- _What you are asked to do_:
For every line in the data below that contains "React", copy the line.

- _Listing_:
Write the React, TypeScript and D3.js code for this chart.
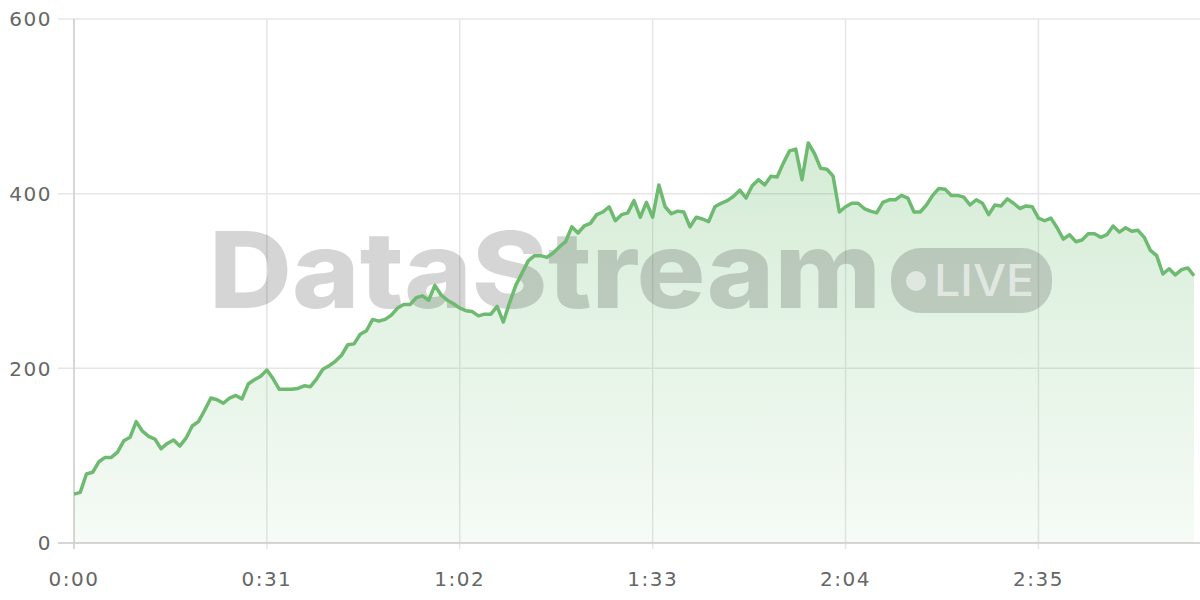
import React from "react";
import * as d3 from "d3";

const seconds: number[] = Array.from({ length: 181 }, (_, i) => i);
const values: number[] = [
  56, 58, 79, 81, 93, 98, 98, 104, 117, 121,
  139, 128, 122, 119, 108, 114, 118, 111, 120, 134,
  139, 152, 166, 164, 160, 166, 169, 165, 182, 187,
  191, 198, 188, 176, 176, 176, 177, 180, 179, 188,
  199, 203, 208, 215, 227, 228, 239, 243, 256, 254,
  256, 261, 269, 273, 273, 281, 283, 278, 295, 284,
  278, 274, 269, 266, 265, 260, 262, 262, 271, 253,
  275, 295, 309, 323, 329, 329, 327, 332, 339, 345,
  362, 355, 363, 366, 376, 379, 385, 369, 376, 378,
  392, 373, 390, 373, 410, 385, 377, 380, 379, 362,
  373, 371, 368, 385, 389, 392, 397, 404, 395, 409,
  416, 410, 420, 419, 435, 449, 451, 416, 458, 446,
  429, 428, 420, 379, 385, 389, 389, 383, 380, 378,
  390, 393, 393, 398, 395, 379, 379, 387, 398, 406,
  405, 398, 398, 396, 387, 393, 389, 376, 387, 386,
  394, 389, 383, 386, 385, 372, 369, 372, 361, 348,
  353, 345, 347, 354, 354, 350, 353, 363, 356, 361,
  357, 358, 350, 335, 329, 308, 314, 307, 313, 315,
  306,
];
const xTicks: number[] = [0, 31, 62, 93, 124, 155];
const yTicks: number[] = [0, 200, 400, 600];
const watermarkTitle = "DataStream";
const watermarkBadge = "LIVE";

const fmt = (s: number) => `${Math.floor(s / 60)}:${String(s % 60).padStart(2, "0")}`;

export default function App() {
  const W = 1200, H = 600;
  const x = d3.scaleLinear().domain([0, 180]).range([74, 1194]);
  const y = d3.scaleLinear().domain([0, 600]).range([543, 19]);
  const pts = seconds.map((s, i) => [s, values[i]] as [number, number]);
  const line = d3.line<[number, number]>().x(d => x(d[0])).y(d => y(d[1]));
  const area = d3.area<[number, number]>().x(d => x(d[0])).y0(y(0)).y1(d => y(d[1]));
  const font = "'DejaVu Sans', sans-serif";
  return (
    <svg width={W} height={H} style={{ position: "absolute", left: 0, top: 0, background: "#fff" }}>
      <defs>
        <linearGradient id="ag" x1="0" y1="0" x2="0" y2="1">
          <stop offset="0%" stopColor="#66bb6a" stopOpacity={0.28} />
          <stop offset="100%" stopColor="#66bb6a" stopOpacity={0.06} />
        </linearGradient>
      </defs>
      {yTicks.map(t => (
        <line key={"yg" + t} x1={58} x2={1200} y1={y(t)} y2={y(t)} stroke="#e6e6e6" strokeWidth={1.5} />
      ))}
      {xTicks.map(t => (
        <line key={"xg" + t} x1={x(t)} x2={x(t)} y1={19} y2={549} stroke="#e6e6e6" strokeWidth={1.5} />
      ))}
      <line x1={74} x2={74} y1={19} y2={549} stroke="#d0d0d0" strokeWidth={1.5} />
      <line x1={58} x2={1200} y1={543} y2={543} stroke="#cfcfcf" strokeWidth={1.5} />
      <path d={area(pts) || ""} fill="url(#ag)" />
      <g opacity={0.16} fill="#000">
        <text x={209} y={308} fontFamily="Inter, 'DejaVu Sans', sans-serif" fontWeight={800} fontSize={106}
          textLength={672} lengthAdjust="spacingAndGlyphs">{watermarkTitle}</text>
        <rect x={891} y={248} width={161} height={65} rx={30} />
      </g>
      <g fill="#fff" opacity={0.55}>
        <circle cx={916} cy={281} r={10} />
        <text x={934} y={296} fontFamily="Inter, 'DejaVu Sans', sans-serif" fontWeight={500} fontSize={44}
          textLength={100} lengthAdjust="spacingAndGlyphs">{watermarkBadge}</text>
      </g>
      <path d={line(pts) || ""} fill="none" stroke="#6dba70" strokeWidth={3.5} strokeLinejoin="round" />
      {yTicks.map(t => (
        <text key={"yl" + t} x={52} y={y(t)} dy="0.36em" textAnchor="end" fontFamily={font} fontSize={20}
          letterSpacing={1.5} fill="#666">{t}</text>
      ))}
      {xTicks.map(t => (
        <text key={"xl" + t} x={x(t)} y={579} dy="0.36em" textAnchor="middle" fontFamily={font} fontSize={20}
          letterSpacing={1.5} fill="#666">{fmt(t)}</text>
      ))}
    </svg>
  );
}
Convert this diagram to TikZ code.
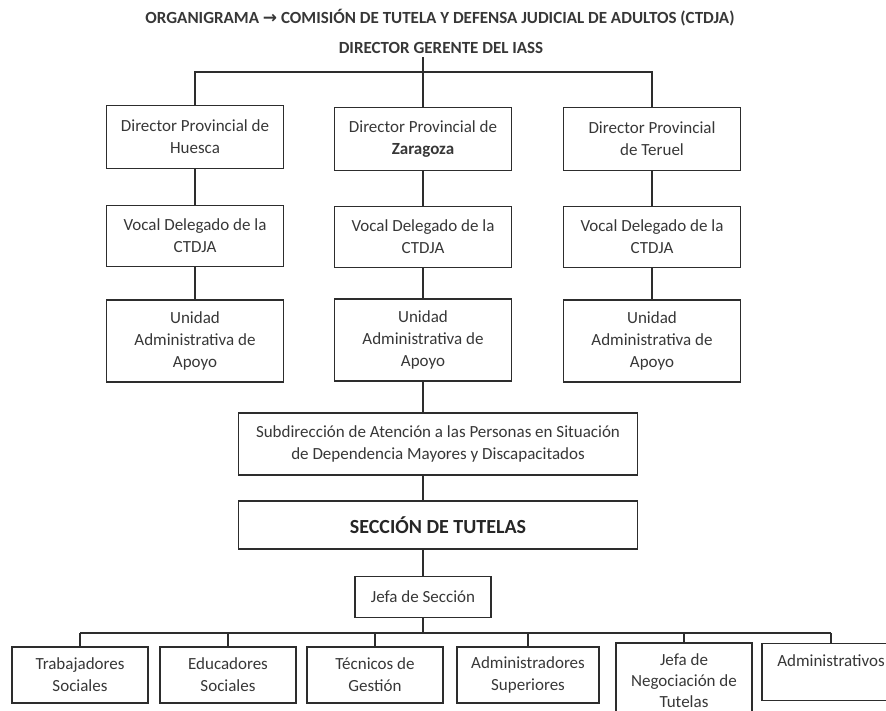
\documentclass[tikz,border=0pt]{standalone}
\usepackage{fontspec}
\setmainfont{Carlito}
\newfontfamily\flechafont{DejaVu Sans}
\usetikzlibrary{positioning,calc}
\definecolor{lineaorg}{RGB}{45,45,45}
\definecolor{textoorg}{RGB}{55,55,55}

\begin{document}
\begin{tikzpicture}[x=1pt,y=-1pt,
    caja/.style={draw=lineaorg, line width=1.2pt, align=center, text=textoorg, inner sep=2pt, font=\fontsize{17}{22}\selectfont},
    prov/.style={caja, minimum width=177pt, minimum height=63pt},
    vocal/.style={caja, minimum width=177pt, minimum height=61pt},
    unidad/.style={caja, minimum width=177pt, minimum height=82pt},
    base/.style={caja, minimum width=136pt, minimum height=56pt},
    cabecera/.style={text=textoorg, font=\bfseries\fontsize{17}{19}\selectfont},
    enlace/.style={draw=lineaorg, line width=2.2pt}]
    \useasboundingbox (0,0) rectangle (886,711);

    % Títulos
    \node[cabecera] (titulo) at (440,18) {ORGANIGRAMA {\flechafont →} COMISIÓN DE TUTELA Y DEFENSA JUDICIAL DE ADULTOS (CTDJA)};
    \node[cabecera] (dir) at (441,48) {DIRECTOR GERENTE DEL IASS};

    % Cajas provinciales
    \node[prov] (hue) at (195,137) {Director Provincial de\\ Huesca};
    \node[prov] (zar) at (423,139) {Director Provincial de\\ \textbf{Zaragoza}};
    \node[prov] (ter) at (652,139) {Director Provincial\\ de Teruel};

    \node[vocal] (vochue) at (195,236) {Vocal Delegado de la\\ CTDJA};
    \node[vocal] (voczar) at (423,237) {Vocal Delegado de la\\ CTDJA};
    \node[vocal] (vocter) at (652,237) {Vocal Delegado de la\\ CTDJA};

    \node[unidad] (unihue) at (195,341) {Unidad\\ Administrativa de\\ Apoyo};
    \node[unidad] (uniza) at (423,340) {Unidad\\ Administrativa de\\ Apoyo};
    \node[unidad] (uniter) at (652,341) {Unidad\\ Administrativa de\\ Apoyo};

    % Subdirección y sección
    \node[caja, minimum width=399pt, minimum height=62pt] (subdir) at (438,444) {Subdirección de Atención a las Personas en Situación\\ de Dependencia Mayores y Discapacitados};
    \node[caja, minimum width=399pt, minimum height=48pt, font=\bfseries\fontsize{20}{24}\selectfont, text=black!85] (seccion) at (438,525) {SECCIÓN DE TUTELAS};
    \node[caja, minimum width=136pt, minimum height=41pt] (jefa) at (423,597) {Jefa de Sección};

    % Personal de la sección
    \node[base] (trab) at (80,675) {Trabajadores\\ Sociales};
    \node[base] (educ) at (228,675) {Educadores\\ Sociales};
    \node[base] (tecn) at (375,675) {Técnicos de\\ Gestión};
    \node[base, minimum width=142pt] (adsup) at (528,675) {Administradores\\ Superiores};
    \node[base, minimum height=76pt, font=\fontsize{17}{21}\selectfont] (jneg) at (684,681) {Jefa de\\ Negociación de\\ Tutelas};
    \node[base, minimum width=138pt, minimum height=57pt] (admin) at (831,672) {Administrativos\\ ~};

    % Líneas
    \coordinate (bus1) at (0,72);
    \coordinate (bus2) at (0,633);
    \draw[enlace] (dir.south -| zar.north) -- (zar.north);
    \draw[enlace] (hue.north) -- (hue.north |- bus1) -- (ter.north |- bus1) -- (ter.north);
    \draw[enlace] (hue) -- (vochue);
    \draw[enlace] (vochue) -- (unihue);
    \draw[enlace] (zar) -- (voczar);
    \draw[enlace] (voczar) -- (uniza);
    \draw[enlace] (ter) -- (vocter);
    \draw[enlace] (vocter) -- (uniter);
    \draw[enlace] (uniza.south) -- (uniza.south |- subdir.north);
    \draw[enlace] (subdir.south -| uniza) -- (seccion.north -| uniza);
    \draw[enlace] (seccion.south -| jefa) -- (jefa.north);
    \draw[enlace] (jefa.south) -- (jefa.south |- bus2);
    \draw[enlace] (trab.north |- bus2) -- (admin.north |- bus2);
    \foreach \n in {trab,educ,tecn,adsup,jneg,admin}
        \draw[enlace] (\n.north |- bus2) -- (\n.north);
\end{tikzpicture}
\end{document}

- _Answer to the problem_:
Write the React, TypeScript and D3.js code for this chart.
import React from "react";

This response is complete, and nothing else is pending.